>> start Data extract

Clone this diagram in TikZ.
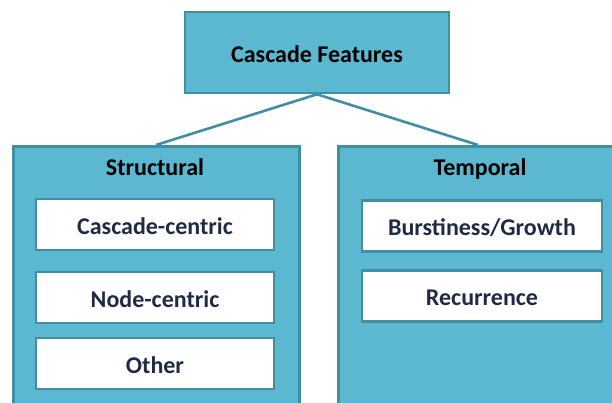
\documentclass[tikz,border=0pt]{standalone}
\usepackage{fontspec}
\setmainfont{Carlito}
\definecolor{boxfill}{HTML}{5BB8D0}
\definecolor{boxline}{HTML}{3F8EA2}
\definecolor{itemtext}{HTML}{1F2B45}
\begin{document}
\begin{tikzpicture}[x=1pt,y=-1pt,
  catbox/.style={draw=boxline,fill=boxfill,line width=2.6pt,inner sep=0pt},
  itembox/.style={draw=boxline,fill=white,line width=2.2pt,inner sep=0pt,
    minimum height=51pt,text height=19pt,text depth=0pt,
    font=\bfseries\fontsize{24}{28}\selectfont,text=itemtext},
  cattitle/.style={anchor=base,inner sep=0pt,font=\bfseries\fontsize{24}{28}\selectfont,text=black},
  link/.style={draw=boxline,line width=2.6pt}]
  \useasboundingbox (0,0) rectangle (612,403);
  \clip (0,0) rectangle (612,403);
  % root
  \node[catbox,minimum width=264pt,minimum height=81pt,text height=20pt,text depth=0pt,
        font=\bfseries\fontsize{24}{28}\selectfont] (root) at (317,52.5) {Cascade Features};
  % category containers (run off the lower edge)
  \node[catbox,minimum width=286pt,minimum height=280pt,anchor=north west] (struct) at (12,145) {};
  \node[catbox,minimum width=290pt,minimum height=280pt,anchor=north west] (temp) at (337,145) {};
  \coordinate (structtop) at (156,145);
  \coordinate (temptop) at (478,145);
  \draw[link] (root.south) -- (structtop);
  \draw[link] (root.south) -- (temptop);
  % titles
  \node[cattitle] (structtitle) at (155,176) {Structural};
  \node[cattitle] (temptitle) at (480,176) {Temporal};
  % structural items
  \node[itembox,minimum width=238pt] (cc) at (155,224.5) {Cascade-centric};
  \node[itembox,minimum width=238pt] (nc) at (155,297.5) {Node-centric};
  \node[itembox,minimum width=238pt] (oth) at (155,363.5) {Other};
  % temporal items
  \node[itembox,minimum width=240pt] (bg) at (482,226) {Burstiness/Growth};
  \node[itembox,minimum width=240pt] (rec) at (482,296) {Recurrence};
\end{tikzpicture}
\end{document}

>> end Data extract

Task: Transcribe the listing in full and omit the pictures.

Exercise solution:
Clone this diagram in TikZ.
\documentclass[tikz,border=0pt]{standalone}
\usepackage{fontspec}
\setmainfont{Carlito}
\definecolor{boxfill}{HTML}{5BB8D0}
\definecolor{boxline}{HTML}{3F8EA2}
\definecolor{itemtext}{HTML}{1F2B45}
\begin{document}
\begin{tikzpicture}[x=1pt,y=-1pt,
  catbox/.style={draw=boxline,fill=boxfill,line width=2.6pt,inner sep=0pt},
  itembox/.style={draw=boxline,fill=white,line width=2.2pt,inner sep=0pt,
    minimum height=51pt,text height=19pt,text depth=0pt,
    font=\bfseries\fontsize{24}{28}\selectfont,text=itemtext},
  cattitle/.style={anchor=base,inner sep=0pt,font=\bfseries\fontsize{24}{28}\selectfont,text=black},
  link/.style={draw=boxline,line width=2.6pt}]
  \useasboundingbox (0,0) rectangle (612,403);
  \clip (0,0) rectangle (612,403);
  % root
  \node[catbox,minimum width=264pt,minimum height=81pt,text height=20pt,text depth=0pt,
        font=\bfseries\fontsize{24}{28}\selectfont] (root) at (317,52.5) {Cascade Features};
  % category containers (run off the lower edge)
  \node[catbox,minimum width=286pt,minimum height=280pt,anchor=north west] (struct) at (12,145) {};
  \node[catbox,minimum width=290pt,minimum height=280pt,anchor=north west] (temp) at (337,145) {};
  \coordinate (structtop) at (156,145);
  \coordinate (temptop) at (478,145);
  \draw[link] (root.south) -- (structtop);
  \draw[link] (root.south) -- (temptop);
  % titles
  \node[cattitle] (structtitle) at (155,176) {Structural};
  \node[cattitle] (temptitle) at (480,176) {Temporal};
  % structural items
  \node[itembox,minimum width=238pt] (cc) at (155,224.5) {Cascade-centric};
  \node[itembox,minimum width=238pt] (nc) at (155,297.5) {Node-centric};
  \node[itembox,minimum width=238pt] (oth) at (155,363.5) {Other};
  % temporal items
  \node[itembox,minimum width=240pt] (bg) at (482,226) {Burstiness/Growth};
  \node[itembox,minimum width=240pt] (rec) at (482,296) {Recurrence};
\end{tikzpicture}
\end{document}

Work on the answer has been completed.